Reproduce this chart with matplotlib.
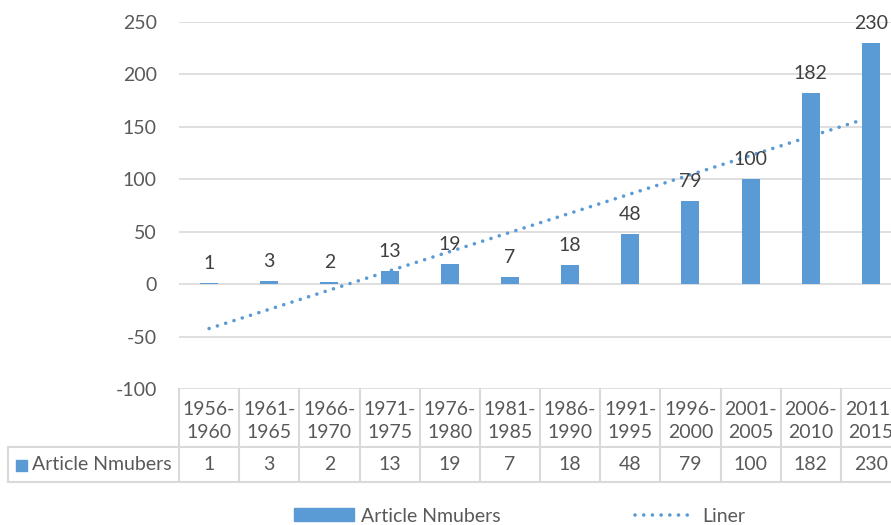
import numpy as np
import matplotlib
matplotlib.use("Agg")
import matplotlib.pyplot as plt
from matplotlib.patches import Rectangle
from matplotlib.lines import Line2D
from matplotlib.transforms import blended_transform_factory

plt.rcParams['font.family'] = ['Lato', 'DejaVu Sans']
plt.rcParams['axes.unicode_minus'] = False

periods = ['1956-\n1960', '1961-\n1965', '1966-\n1970', '1971-\n1975', '1976-\n1980',
           '1981-\n1985', '1986-\n1990', '1991-\n1995', '1996-\n2000', '2001-\n2005',
           '2006-\n2010', '2011-\n2015']
articles = [1, 3, 2, 13, 19, 7, 18, 48, 79, 100, 182, 230]
series_name = 'Article Nmubers'
trend_name = 'Liner'

blue = '#5B9BD5'
txt = '#595959'
grid = '#D9D9D9'
fs = 14

W, H = 891, 525
fig = plt.figure(figsize=(W/100, H/100), dpi=100)
# plot area runs past the right edge, like the cropped original
ax = fig.add_axes([179/W, 1-389/H, 722/W, 367/H])

x = np.arange(len(articles))
ax.set_xlim(-0.5, len(articles)-0.5)
ax.set_ylim(-100, 250)
ax.set_yticks(np.arange(-100, 251, 50))

ax.bar(x, articles, width=0.3, color=blue, zorder=3)

# linear trendline, as excel does it
coef = np.polyfit(x, articles, 1)
ax.plot(x, np.polyval(coef, x), color=blue, lw=2.6, ls=(0, (0.01, 2.4)),
        dash_capstyle='round', zorder=2)

for i, v in enumerate(articles):
    ax.annotate(str(v), (i, v), xytext=(0, 10), textcoords='offset points',
                ha='center', va='baseline', fontsize=fs, color='#404040', zorder=4)

for s in ax.spines.values():
    s.set_visible(False)
ax.yaxis.grid(True, color=grid, lw=1.2)
ax.set_axisbelow(True)
ax.tick_params(axis='y', length=0, pad=16, labelsize=fs, labelcolor=txt)
ax.tick_params(axis='x', length=0, labelbottom=False)

# data table under the axis
tr = blended_transform_factory(ax.transData, fig.transFigure)
y_top, y_mid, y_bot = 1-389/H, 1-447/H, 1-482/H
edges = np.arange(len(articles)+1) - 0.5
for e in edges:
    ax.plot([e, e], [y_top, y_bot], transform=tr, color=grid, lw=1.5, clip_on=False)
for yy in (y_mid, y_bot):
    ax.plot([8/W, 1.1], [yy, yy], transform=fig.transFigure, color=grid, lw=1.5, clip_on=False)
ax.plot([8/W, 8/W], [y_mid, y_bot], transform=fig.transFigure, color=grid, lw=1.5, clip_on=False)

for i, p in enumerate(periods):
    ax.text(i, 1-421/H, p, transform=tr, ha='center', va='center', fontsize=fs,
            color=txt, linespacing=1.45)
    ax.text(i, 1-465/H, str(articles[i]), transform=tr, ha='center', va='center',
            fontsize=fs, color=txt)
fig.patches.append(Rectangle((16/W, 1-471/H), 11/W, 11/H, transform=fig.transFigure,
                             color=blue, figure=fig))
fig.text(32/W, 1-465/H, series_name, ha='left', va='center', fontsize=fs, color=txt)

handles = [Rectangle((0, 0), 1, 1, color=blue),
           Line2D([], [], color=blue, lw=2.6, ls=(0, (0.01, 2.4)), dash_capstyle='round')]
fig.legend(handles, [series_name, trend_name], loc='center left',
           bbox_to_anchor=(294/W, 1-516/H), ncol=2, frameon=False, fontsize=fs,
           labelcolor=txt, handlelength=3.1, handleheight=0.6, handletextpad=0.35,
           columnspacing=6.9, borderpad=0, borderaxespad=0)

fig.savefig('out.png', dpi=100)
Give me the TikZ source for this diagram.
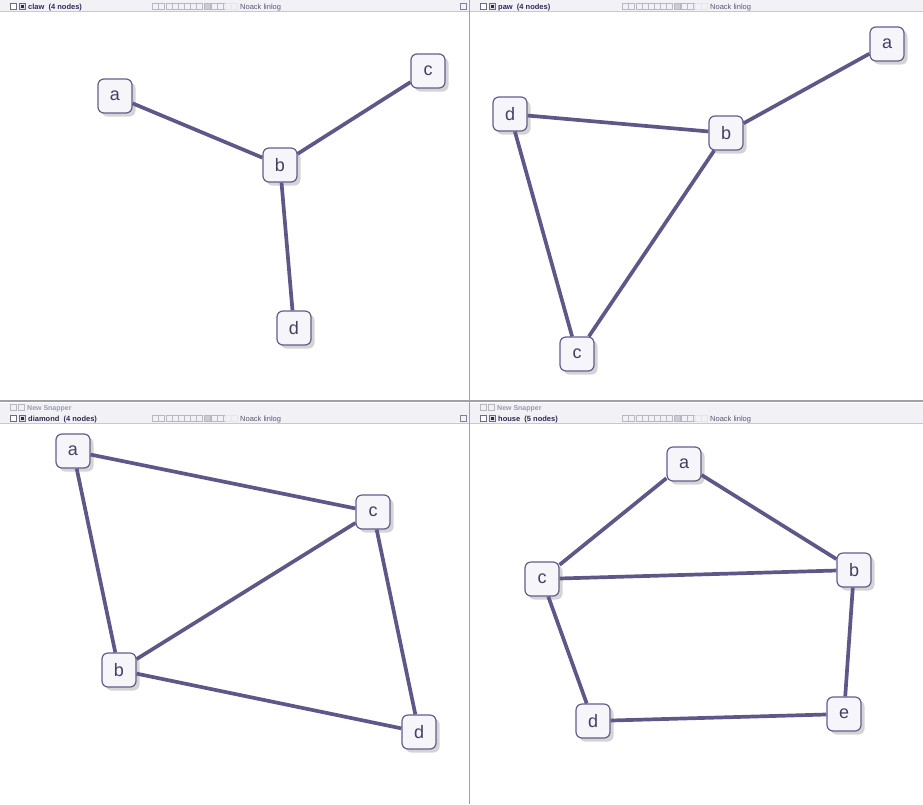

==============================

▸ **Your goal**:
Restate the entire listing word for word, excluding pictures.

▸ **Answer for this exercise**:
Reproduce this chart with matplotlib.
import numpy as np
import matplotlib
matplotlib.use("Agg")
import matplotlib.pyplot as plt
from matplotlib.patches import Rectangle
from matplotlib.lines import Line2D
from matplotlib.transforms import blended_transform_factory

plt.rcParams['font.family'] = ['Lato', 'DejaVu Sans']
plt.rcParams['axes.unicode_minus'] = False

periods = ['1956-\n1960', '1961-\n1965', '1966-\n1970', '1971-\n1975', '1976-\n1980',
           '1981-\n1985', '1986-\n1990', '1991-\n1995', '1996-\n2000', '2001-\n2005',
           '2006-\n2010', '2011-\n2015']
articles = [1, 3, 2, 13, 19, 7, 18, 48, 79, 100, 182, 230]
series_name = 'Article Nmubers'
trend_name = 'Liner'

blue = '#5B9BD5'
txt = '#595959'
grid = '#D9D9D9'
fs = 14

W, H = 891, 525
fig = plt.figure(figsize=(W/100, H/100), dpi=100)
# plot area runs past the right edge, like the cropped original
ax = fig.add_axes([179/W, 1-389/H, 722/W, 367/H])

x = np.arange(len(articles))
ax.set_xlim(-0.5, len(articles)-0.5)
ax.set_ylim(-100, 250)
ax.set_yticks(np.arange(-100, 251, 50))

ax.bar(x, articles, width=0.3, color=blue, zorder=3)

# linear trendline, as excel does it
coef = np.polyfit(x, articles, 1)
ax.plot(x, np.polyval(coef, x), color=blue, lw=2.6, ls=(0, (0.01, 2.4)),
        dash_capstyle='round', zorder=2)

for i, v in enumerate(articles):
    ax.annotate(str(v), (i, v), xytext=(0, 10), textcoords='offset points',
                ha='center', va='baseline', fontsize=fs, color='#404040', zorder=4)

for s in ax.spines.values():
    s.set_visible(False)
ax.yaxis.grid(True, color=grid, lw=1.2)
ax.set_axisbelow(True)
ax.tick_params(axis='y', length=0, pad=16, labelsize=fs, labelcolor=txt)
ax.tick_params(axis='x', length=0, labelbottom=False)

# data table under the axis
tr = blended_transform_factory(ax.transData, fig.transFigure)
y_top, y_mid, y_bot = 1-389/H, 1-447/H, 1-482/H
edges = np.arange(len(articles)+1) - 0.5
for e in edges:
    ax.plot([e, e], [y_top, y_bot], transform=tr, color=grid, lw=1.5, clip_on=False)
for yy in (y_mid, y_bot):
    ax.plot([8/W, 1.1], [yy, yy], transform=fig.transFigure, color=grid, lw=1.5, clip_on=False)
ax.plot([8/W, 8/W], [y_mid, y_bot], transform=fig.transFigure, color=grid, lw=1.5, clip_on=False)

for i, p in enumerate(periods):
    ax.text(i, 1-421/H, p, transform=tr, ha='center', va='center', fontsize=fs,
            color=txt, linespacing=1.45)
    ax.text(i, 1-465/H, str(articles[i]), transform=tr, ha='center', va='center',
            fontsize=fs, color=txt)
fig.patches.append(Rectangle((16/W, 1-471/H), 11/W, 11/H, transform=fig.transFigure,
                             color=blue, figure=fig))
fig.text(32/W, 1-465/H, series_name, ha='left', va='center', fontsize=fs, color=txt)

handles = [Rectangle((0, 0), 1, 1, color=blue),
           Line2D([], [], color=blue, lw=2.6, ls=(0, (0.01, 2.4)), dash_capstyle='round')]
fig.legend(handles, [series_name, trend_name], loc='center left',
           bbox_to_anchor=(294/W, 1-516/H), ncol=2, frameon=False, fontsize=fs,
           labelcolor=txt, handlelength=3.1, handleheight=0.6, handletextpad=0.35,
           columnspacing=6.9, borderpad=0, borderaxespad=0)

fig.savefig('out.png', dpi=100)
Give me the TikZ source for this diagram.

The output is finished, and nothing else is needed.